The challenges for IoT product designers don’t end there. Marchè added that these engineers need to ensure the product is compact, lightweight, affordable and robust enough to survive in various environments.
Clearly, meeting these design challenges is a multidisciplinary project. To tackle these challenges, IoT design teams will need to use a multitude of computer-aided engineering (CAE) tools that can handle complex multiphysics and multidisciplinary problems to ensure that products get to market on time. Dealing with these multiple licenses can become expensive and complicated.
The solution many CAE vendors have come up with is token-based licensing where engineers buy tokens which can be used to gain access to multiple tools and resources. For Altair, that comes in the form of HyperWorks Units (HWUs). HWUs can also help to ensure that the cost of operating all of these design tools will not stack
Protect IoT Devices from Ghostly Possessions with EM Compatibility
When products experience poor EM compatibility, a lot of issues may arise that will look rather “spooky” to the user. For instance, electronic doors may not open when commanded and odd noises might come from speakers or captured by recorders. If these ghosts in the machine don’t scare the user, they are sure to annoy them. These EM compatibility gremlins may also become more than just a nuisance if the issue affects advanced driver assistance systems(ADAS) or Industrial IoT (IIoT) equipment in factories.
“Companies developing IoT products and systems need to ensure their designs fulfill all the required EMC standards and regulations so to ensure such systems work correctly when they operate together,” clarified Marchè. “An IoT device should not interfere with another system but at the same time be immune enough to external interferences so as to continue operating normally.”
Marchè explained that engineers designing IoT products might create a wireless module that exceeds the maximum electromagnetic emissions allowed for EMC standards. These EM emissions would lead to the haunting possessions that afflict electronic devices.
To bust these ghosts, Marchè suggests that simulation tools such as FEKO be used to design shielding, which will reduce the EM emissions from IoT modules or surrounding cables.
“Software like FEKO has many features that make it suitable for a variety of EMC and EMI simulations. These features include specialized techniques for calculating extremely high shielding values and advanced cable modeling techniques,” said Marchè.
Maximizing the Range of an IoT Device’s Antenna
A similar problem to the EM compatibility of products is maximizing the IoT device’s antenna range.
“The performance of an antenna can significantly change depending on its environment,” said Marchè.“Two of the main parameters of an antenna directly affecting the communication range are the radiation pattern and the antenna gain. The radiation pattern and gain of an antenna in a wireless sensor can change depending on where and how such a sensor is mounted and installed.”
Engineers can use FEKO to design the antenna and assess how it will operate within its environment. This will allow for the maximization of the IoT device’s communication range.
To get a better idea of the wave propagation of the communication device, users can also look into WinProp. This wave propagation modeling tool allows engineers to model wireless sensor networks with various nodes.
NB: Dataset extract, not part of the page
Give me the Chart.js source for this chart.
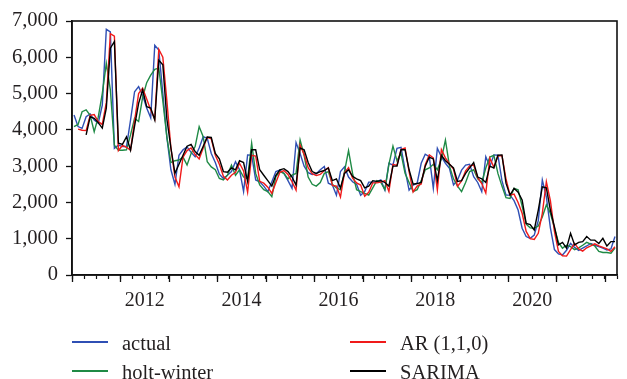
<!DOCTYPE html>
<html>
<head>
<meta charset="utf-8">
<script src="https://cdn.jsdelivr.net/npm/chart.js@4/dist/chart.umd.min.js"></script>
<style>
  html, body { margin: 0; padding: 0; background: #fff; }
  #wrap { position: relative; width: 627px; height: 379px; }
  #legend { position: absolute; left: 0; top: 0; width: 627px; height: 379px; pointer-events: none;
            font-family: "Liberation Serif", "DejaVu Serif", serif; font-size: 20.5px; color: #231f20; }
  .item { position: absolute; height: 24px; line-height: 24px; white-space: nowrap; }
  .item .swatch { position: absolute; left: 0; top: 10px; width: 36px; height: 1.6px; }
  .item .label { position: absolute; left: 50px; top: 0; }
</style>
</head>
<body>
<div id="wrap">
  <canvas id="c" width="627" height="379"></canvas>
  <div id="legend"></div>
</div>
<script>
// Monthly series, January 2011 to March 2022
const startYear = 2011;
const tickYears = [2012, 2014, 2016, 2018, 2020];
const seriesNames = ['actual', 'AR (1,1,0)', 'holt-winter', 'SARIMA'];
const seriesColors = ['#2f4fb4', '#f01a1a', '#1f8a45', '#000000'];

const actual = [
  4410, 4090, 4040, 4360, 4440, 4270, 4180, 4680, 6770, 6700,
  3490, 3580, 3540, 3540, 4270, 5050, 5190, 4950, 4600, 4330,
  6330, 6200, 5000, 3800, 2900, 2500, 3300, 3450, 3530, 3380,
  3260, 3500, 3810, 3770, 3350, 3100, 2780, 2660, 2750, 2850,
  3120, 2900, 2300, 3310, 3300, 2620, 2570, 2450, 2300, 2570,
  2850, 2890, 2800, 2600, 2390, 3650, 3350, 3000, 2820, 2770,
  2790, 2900, 2990, 2530, 2480, 2200, 2850, 2980, 2700, 2570,
  2500, 2200, 2300, 2560, 2560, 2570, 2620, 2340, 3080, 3030,
  3490, 3520, 2900, 2340, 2480, 2530, 3080, 3330, 3260, 2390,
  3490, 3260, 3080, 2940, 2480, 2620, 2890, 3030, 3050, 2710,
  2550, 2300, 3260, 2990, 3310, 3300, 2600, 2200, 2200, 2050,
  1790, 1290, 1060, 1010, 1100, 1500, 2620, 2150, 1300, 700,
  580, 550, 680, 870, 760, 680, 740, 800, 870, 820,
  780, 740, 690, 720, 1060
];

const arForecast = [
  null, 4020, 3990, 3980, 4400, 4420, 4230, 4150, 4750, 6650,
  6580, 3430, 3570, 3520, 3440, 4250, 5000, 5150, 4850, 4550,
  4300, 6220, 6000, 4800, 3500, 2700, 2430, 3250, 3430, 3500,
  3320, 3200, 3500, 3800, 3750, 3300, 3050, 2720, 2620, 2750,
  2830, 3080, 2870, 2280, 3300, 3280, 2580, 2530, 2420, 2250,
  2550, 2830, 2880, 2770, 2570, 2340, 3580, 3320, 2960, 2790,
  2740, 2770, 2880, 2960, 2470, 2450, 2150, 2820, 2960, 2670,
  2540, 2480, 2170, 2280, 2540, 2540, 2560, 2600, 2300, 3050,
  3020, 3460, 3500, 2850, 2290, 2450, 2510, 3040, 3310, 3230,
  2340, 3460, 3230, 3060, 2920, 2440, 2590, 2870, 3010, 3030,
  2680, 2520, 2260, 3220, 2970, 3280, 3290, 2650, 2200, 2230,
  2000, 1700, 1200, 1000, 980, 1150, 1700, 2570, 2050, 1200,
  650, 530, 520, 700, 870, 720, 660, 750, 800, 860,
  800, 760, 720, 650, 780
];

const holtWinter = [
  4090, 4150, 4500, 4550, 4400, 3950, 4350, 5000, 5830, 5100,
  3580, 3440, 3440, 3450, 3860, 4320, 4230, 4900, 5300, 5510,
  5670, 5700, 4800, 3800, 3100, 3150, 3170, 3250, 3030, 3350,
  3540, 4090, 3810, 3120, 2980, 2900, 2660, 2620, 2750, 3030,
  2750, 2900, 2700, 2650, 3630, 2800, 2480, 2350, 2300, 2160,
  2710, 2850, 2800, 2650, 2750, 2800, 3720, 3300, 2700, 2500,
  2450, 2550, 2800, 2850, 2500, 2400, 2350, 2850, 3430, 2800,
  2350, 2300, 2250, 2200, 2400, 2600, 2550, 2350, 3050, 3550,
  3150, 3350, 2800, 2550, 2300, 2350, 2600, 2900, 2950, 3050,
  2900, 3200, 3720, 3000, 2650, 2450, 2300, 2550, 2850, 2900,
  2650, 2550, 2950, 3250, 3300, 2800, 2450, 2130, 2110, 2390,
  2350, 1900, 1400, 1300, 1290, 1350, 1600, 1930, 1700, 1300,
  900, 740, 820, 780, 700, 750, 820, 900, 850, 800,
  650, 620, 620, 600, 740
];

const sarima = [
  null, null, null, 3860, 4360, 4320, 4200, 4050, 4600, 6250,
  6430, 3630, 3600, 3810, 3440, 4100, 4730, 5100, 4640, 4600,
  4270, 5920, 5790, 4300, 3500, 2800, 3050, 3300, 3550, 3600,
  3400, 3300, 3550, 3800, 3790, 3350, 3200, 2850, 2830, 2950,
  2900, 3150, 3100, 2580, 3450, 3450, 2900, 2750, 2600, 2450,
  2750, 2900, 2930, 2850, 2700, 2480, 3500, 3450, 3100, 2850,
  2800, 2850, 2880, 2950, 2600, 2650, 2400, 2800, 2900, 2720,
  2650, 2600, 2400, 2450, 2600, 2580, 2600, 2550, 2450, 3000,
  3000, 3450, 3450, 2900, 2500, 2520, 2550, 3000, 3250, 3200,
  2600, 3300, 3150, 3050, 2950, 2580, 2600, 2800, 2950, 3100,
  2700, 2650, 2550, 3000, 2950, 3300, 3310, 2530, 2200, 2390,
  2280, 2070, 1420, 1390, 1240, 1790, 2430, 2400, 1790, 1330,
  830, 900, 740, 1150, 830, 900, 920, 1060, 960, 960,
  870, 1010, 800, 920, 920
];

// x position of each observation: middle of its month
const monthX = actual.map((_, i) => startYear + (i + 0.5) / 12);
const seriesValues = [actual, arForecast, holtWinter, sarima];

const datasets = seriesValues.map((vals, k) => ({
  label: seriesNames[k],
  data: vals.map((v, i) => ({ x: monthX[i], y: v })),
  borderColor: seriesColors[k],
  borderWidth: 1.4,
  pointRadius: 0,
  tension: 0,
  spanGaps: false,
  order: k === 3 ? 0 : k === 0 ? 3 : k
}));

const serif = "'Liberation Serif', 'DejaVu Serif', serif";

// plot frame and long yearly tick marks
const framePlugin = {
  id: 'frame',
  afterDraw(chart) {
    const { ctx, chartArea: a, scales } = chart;
    ctx.save();
    ctx.strokeStyle = '#111';
    ctx.lineWidth = 1.6;
    ctx.strokeRect(a.left, a.top, a.right - a.left, a.bottom - a.top);
    ctx.lineWidth = 1.3;
    ctx.beginPath();
    for (let yr = Math.ceil(scales.x.min); yr <= scales.x.max; yr++) {
      const px = Math.round(scales.x.getPixelForValue(yr)) + 0.5;
      ctx.moveTo(px, a.bottom);
      ctx.lineTo(px, a.bottom + 7);
    }
    ctx.stroke();
    ctx.restore();
  }
};

new Chart(document.getElementById('c'), {
  type: 'line',
  data: { datasets },
  options: {
    responsive: false,
    animation: false,
    layout: { padding: { left: 0, right: 1, top: 21, bottom: 64 } },
    plugins: { legend: { display: false }, tooltip: { enabled: false } },
    scales: {
      x: {
        type: 'linear',
        min: startYear,
        max: startYear + actual.length / 12,
        afterFit(scale) { scale.height = 40; },
        afterBuildTicks(scale) {
          const t = [];
          for (let q = 0; q <= actual.length / 3; q++) t.push({ value: startYear + q / 4 });
          scale.ticks = t;
        },
        ticks: {
          autoSkip: false,
          maxRotation: 0,
          padding: 10,
          color: '#231f20',
          font: { family: serif, size: 20 },
          callback(v) {
            const yr = Math.round(v - 0.5);
            return (Math.abs(v - yr - 0.5) < 1e-6 && tickYears.includes(yr)) ? String(yr) : '';
          }
        },
        grid: { drawOnChartArea: false, tickLength: 4, tickColor: '#111', tickWidth: 1.2 },
        border: { color: '#111', width: 1.6 }
      },
      y: {
        min: 0,
        max: 7000,
        afterFit(scale) { scale.width = 72; },
        ticks: {
          stepSize: 1000,
          padding: 8,
          color: '#231f20',
          font: { family: serif, size: 20.5 },
          callback: v => v.toLocaleString('en-US')
        },
        grid: { drawOnChartArea: false, tickLength: 6, tickColor: '#111', tickWidth: 1.3 },
        border: { color: '#111', width: 1.6 }
      }
    }
  },
  plugins: [framePlugin]
});

// two-column legend beneath the plot
const legendPos = [[72, 331], [350, 331], [72, 360], [350, 360]];
const legend = document.getElementById('legend');
seriesNames.forEach((name, k) => {
  const it = document.createElement('div');
  it.className = 'item';
  it.style.left = legendPos[k][0] + 'px';
  it.style.top = legendPos[k][1] + 'px';
  const sw = document.createElement('span');
  sw.className = 'swatch';
  sw.style.background = seriesColors[k];
  const lb = document.createElement('span');
  lb.className = 'label';
  lb.textContent = name;
  it.appendChild(sw);
  it.appendChild(lb);
  legend.appendChild(it);
});
</script>
</body>
</html>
“Essentially, one can simulate and analyze the connectivity and path losses between the nodes of the network in different environments: rural, urban and indoor,” said Marchè. “[WinProp can assess] different wireless air interfaces while considering other aspects like interferences and probability of failures for the nodes.”
By maximizing the range of IoT devices, the end user will need to worry less about how to integrate various IoT devices within a large space like a factory or a power plant.
Proximity sensor designed in Flux 3D. (Image courtesy of Altair.)
IoT Device Energy Management Is a Multidisciplinary Problem
One of the biggest challenges with creating an IoT device is ensuring that the device will wirelessly operate independently for long periods of time. To meet this requirement, engineers will need to optimize the energy management of the device.
Sure, the device can utilize a rechargeable battery, but that means the user will need to physically interact with the IoT device on a regular basis. This maynot be feasible for devices in remote or hard-to-reach locations.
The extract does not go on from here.